Item, le samedi ensuivant, la veille de Pasques les grans, qui fut le huitiesme jour d'avril, fut crié et publié par Paris que l'on leveroit ledit subside et que les trois estas se rassembleroient à ladite quinzaine de Pasques, nonobstant ledit cri qui avoit esté le mercredi précédent. Et ordena ledit duc de Normendie que l'on féist ledit cri, par le conseil ou contrainte des dessus dis trois estas, c'est assavoir: dudit evesque de Laon qui estoit principal gouverneur desdis trois estas, du prévost des marchans et de aucuns autres.

En quel temps le roy de France arriva en Angleterre.

L'an de grace mil trois cens cinquante-sept, le mardi après Pasques, qui fut le onziesme jour du moys d'avril, fist le devantdit prince de Gales ledit roy de France entrer en mer à Bourdeaux, pour le mener en Angleterre; et y arrivèrent le quatriesme jour de may ensuivant. Et fut ledit roy mené à Londres et y entra le vint-quatriesme du moys de may. Et avint que, en alant et chevauchant, le roy d'Angleterre encontra le roy de France aux champs, auquel ledit roy d'Angleterre fist moult grant honneur et révérence, et parla à luy moult longuement. Et après passa oultre en son chemin. Et le roy de France et le prince de Gales s'en alèrent à Londres, là où le roy de France fut tenu prisonnier si largement comme il vouloit; car il avoit ses gens, tels et tant comme il vouloit; et aloit chacier et esbatre toutes fois qu'il luy plaisoit, et estoit en un moult bel ostel, dehors ladite ville de Londres, appellé Savoie, et estoit au duc de Lenclastre.

Comment la puissance inique des trois estas déclina et vint à néant.

Environ la Magdaleine ensuivant, les ordenés par les trois estas, tant du grant conseil des généraux sur le fait du subside, comme les réformateurs, commencièrent à décliner et leur puissance à apeticier. Car la finance que ils avoient promise ne fut pas si grande de plus de dix pars et les laissièrent les nobles, et ne vouldrent point paier, né les gens d'Eglyse aussi. Et aussi plusieurs des bonnes villes qui cognurent et apperceurent l'iniquité du fait desdis gouverneurs principaux, qui estoient dix ou douze ou environ, se déportèrent de leur fait et ne vouldrent paier.

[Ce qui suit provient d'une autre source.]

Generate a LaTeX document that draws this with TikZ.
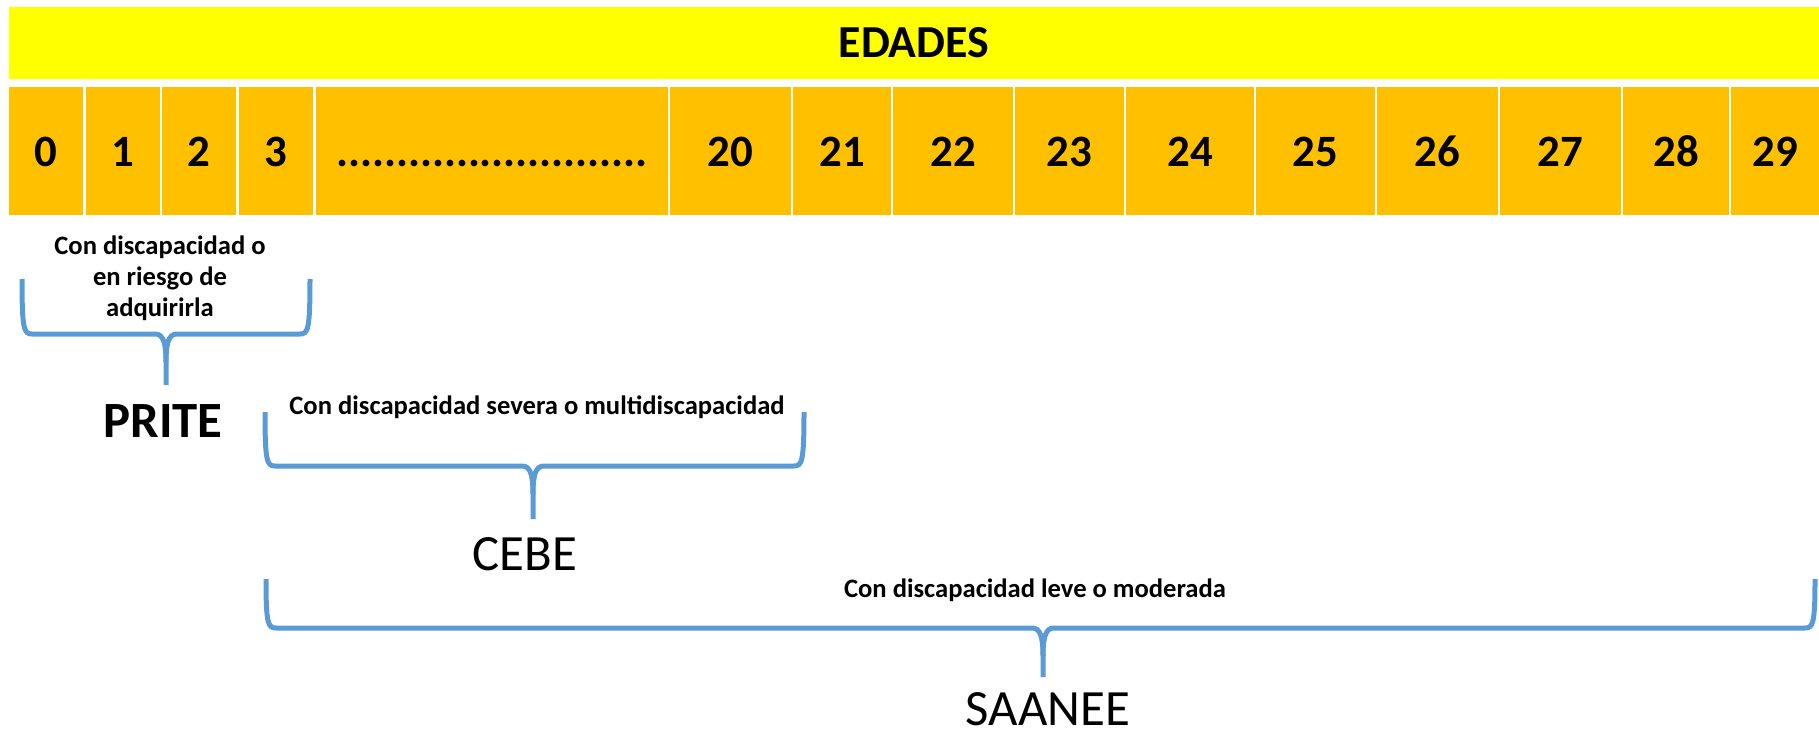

Et l'archevesque de Rains, qui par avant avoit esté l'un des plus grands maistres, fit tant que il fut principal au conseil de monseigneur le duc. Et furent presque tous ceux qui avoient esté mis hors de leurs offices remis en leurs estas, excepté les nommés vint-deux, jasoit ce que aucuns d'iceux n'en laissassent oncques leurs estas.

De la deffense que monseigneur le duc de Normendie fist au prévost des marchans et à autres qui usurpoient la puissance de gouverner le royaume de France.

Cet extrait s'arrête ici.